__Exercise details__
Copy out the data below as written; omit any images.

__Dataset section__
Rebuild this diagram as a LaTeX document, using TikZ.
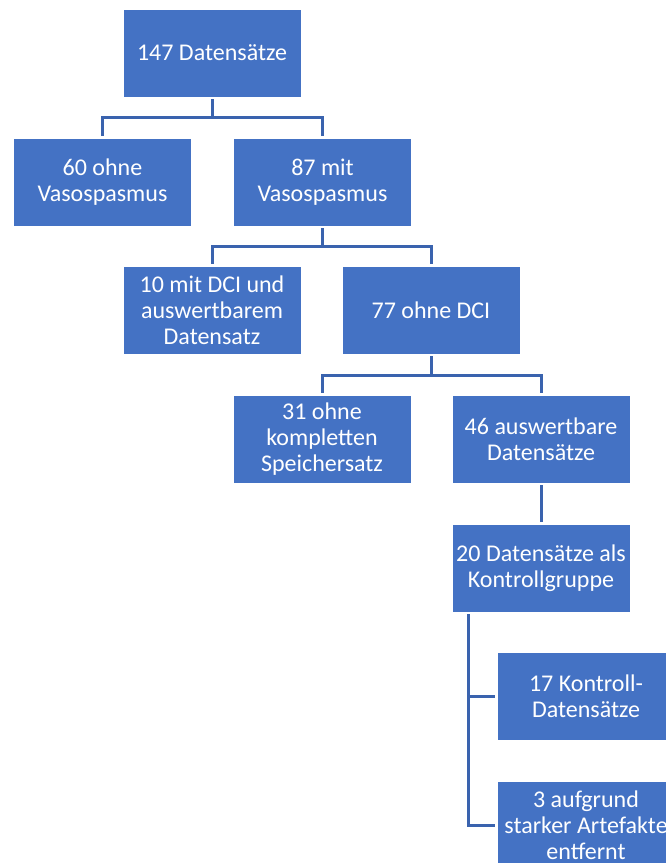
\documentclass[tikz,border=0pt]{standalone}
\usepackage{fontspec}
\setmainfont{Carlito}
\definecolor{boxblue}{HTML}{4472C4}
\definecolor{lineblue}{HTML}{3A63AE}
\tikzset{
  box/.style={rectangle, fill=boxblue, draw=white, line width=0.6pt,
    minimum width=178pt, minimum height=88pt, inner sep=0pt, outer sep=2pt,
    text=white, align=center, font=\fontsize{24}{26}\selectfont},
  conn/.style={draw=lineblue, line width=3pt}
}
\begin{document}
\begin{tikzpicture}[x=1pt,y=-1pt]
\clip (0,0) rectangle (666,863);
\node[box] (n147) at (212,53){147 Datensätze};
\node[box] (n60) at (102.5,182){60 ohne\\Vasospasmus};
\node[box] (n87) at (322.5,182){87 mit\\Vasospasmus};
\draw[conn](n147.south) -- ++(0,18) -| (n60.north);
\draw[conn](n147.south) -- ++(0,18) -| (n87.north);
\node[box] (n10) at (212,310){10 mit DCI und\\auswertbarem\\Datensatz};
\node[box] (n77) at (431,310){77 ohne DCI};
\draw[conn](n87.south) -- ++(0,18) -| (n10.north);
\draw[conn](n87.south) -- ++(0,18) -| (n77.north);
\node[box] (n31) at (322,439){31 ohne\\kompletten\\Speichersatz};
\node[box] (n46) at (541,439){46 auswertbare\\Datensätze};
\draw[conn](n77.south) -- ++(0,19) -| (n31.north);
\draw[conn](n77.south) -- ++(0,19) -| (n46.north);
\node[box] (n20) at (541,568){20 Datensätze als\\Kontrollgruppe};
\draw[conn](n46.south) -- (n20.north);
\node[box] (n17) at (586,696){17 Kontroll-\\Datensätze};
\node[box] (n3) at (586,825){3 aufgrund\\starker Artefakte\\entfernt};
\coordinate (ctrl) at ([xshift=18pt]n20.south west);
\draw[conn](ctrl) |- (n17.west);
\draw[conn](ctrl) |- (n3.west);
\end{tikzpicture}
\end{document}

__Solution__
Rebuild this diagram as a LaTeX document, using TikZ.
\documentclass[tikz,border=0pt]{standalone}
\usepackage{fontspec}
\setmainfont{Carlito}
\definecolor{boxblue}{HTML}{4472C4}
\definecolor{lineblue}{HTML}{3A63AE}
\tikzset{
  box/.style={rectangle, fill=boxblue, draw=white, line width=0.6pt,
    minimum width=178pt, minimum height=88pt, inner sep=0pt, outer sep=2pt,
    text=white, align=center, font=\fontsize{24}{26}\selectfont},
  conn/.style={draw=lineblue, line width=3pt}
}
\begin{document}
\begin{tikzpicture}[x=1pt,y=-1pt]
\clip (0,0) rectangle (666,863);
\node[box] (n147) at (212,53){147 Datensätze};
\node[box] (n60) at (102.5,182){60 ohne\\Vasospasmus};
\node[box] (n87) at (322.5,182){87 mit\\Vasospasmus};
\draw[conn](n147.south) -- ++(0,18) -| (n60.north);
\draw[conn](n147.south) -- ++(0,18) -| (n87.north);
\node[box] (n10) at (212,310){10 mit DCI und\\auswertbarem\\Datensatz};
\node[box] (n77) at (431,310){77 ohne DCI};
\draw[conn](n87.south) -- ++(0,18) -| (n10.north);
\draw[conn](n87.south) -- ++(0,18) -| (n77.north);
\node[box] (n31) at (322,439){31 ohne\\kompletten\\Speichersatz};
\node[box] (n46) at (541,439){46 auswertbare\\Datensätze};
\draw[conn](n77.south) -- ++(0,19) -| (n31.north);
\draw[conn](n77.south) -- ++(0,19) -| (n46.north);
\node[box] (n20) at (541,568){20 Datensätze als\\Kontrollgruppe};
\draw[conn](n46.south) -- (n20.north);
\node[box] (n17) at (586,696){17 Kontroll-\\Datensätze};
\node[box] (n3) at (586,825){3 aufgrund\\starker Artefakte\\entfernt};
\coordinate (ctrl) at ([xshift=18pt]n20.south west);
\draw[conn](ctrl) |- (n17.west);
\draw[conn](ctrl) |- (n3.west);
\end{tikzpicture}
\end{document}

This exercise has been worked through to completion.